オーストラリアのクラウン・リゾーツは、アメリカの多国籍のプライベート・エクイティおよびヘッジファンド大手であるブラックストーン・グループから、80億豪ドル(約6720億円)の買収提案を受けたと発表。
月曜日朝のASXの報告によると、この拘束力のない持ち込み提案は、週末に仲介者を通じて受け取ったもので、これを承諾すると、ブラックストーン・グループはクラウンの全株式を公開買付けで1株あたり現金11.85豪ドル(約995円)の提示価格で取得することになる。
提示価格は、クラウンが明言または支払った配当金や分配金の価値によって減少し、「会計年度21年上半期の決算発表以降の弊社株式の出来高加重平均価格に19%の額面超過額割増金を加えたもの」と同社はコメント。
その金額は、80億豪ドル(約6720億円)となっている。
ブラックストーン・グループは現在、20年4月にメルコリゾーツ&エンターテインメントから買収したクラウン・リゾーツの株式9.99%を保有している。
メルコは1年前に、ジェームズ・パッカー氏のコンソリデイティッド・プレス・ホールディングスから9.99%の株式を購入したが、ニューサウスウェールズ州の規制当局による独立調査の開始を受け、セカンドトランシェの購入契約を撤回。この調査の結果を受けて発表されたバーギンレポートは、クラウンが22億豪ドル(約1850億円)を投じて開発するクラウン・シドニーのカジノ営業権を保有するのを不適当と判断し、クラウンがカジノを運営中であるビクトリア州と西オーストラリア州の政府は王立委員会を設置した。

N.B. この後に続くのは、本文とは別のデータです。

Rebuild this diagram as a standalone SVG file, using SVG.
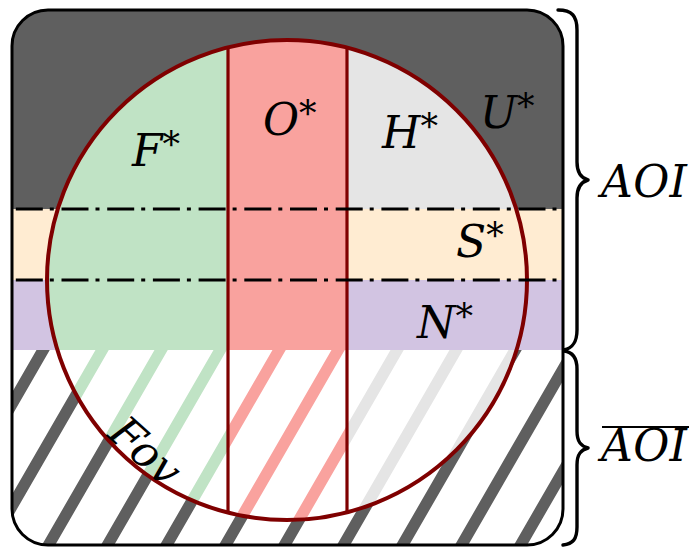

クラウンは月曜日に、ブラックストーン・グループの提案には以下をはじめとした数々の条件があると述べた。
- デューディリジェンス
- 借入金融の手配
- クラウン取締役会の全会一致の推薦およびクラウン取締役全員による提案への賛成投票の約束
- ブラックストーンに所有されるクラウンがシドニー、メルボルン、パースの営業権を継続して所有・運営するのに適した法人であるとした規制当局の承認をブラックストーンが受けるという条件を含む、拘束力のある実施契約の締結
- ブラックストーンの投資委員会から承認を得ること
クラウンは月曜日に、「弊社取締役会は、本提案の利点についてまだ見解を示していない」と述べた。
「提案の価値や条件、その他の検討事項に配慮しながら、提案の評価プロセスを開始する予定である。また、規制当局を含む利害関係者との対話も行なっていく」。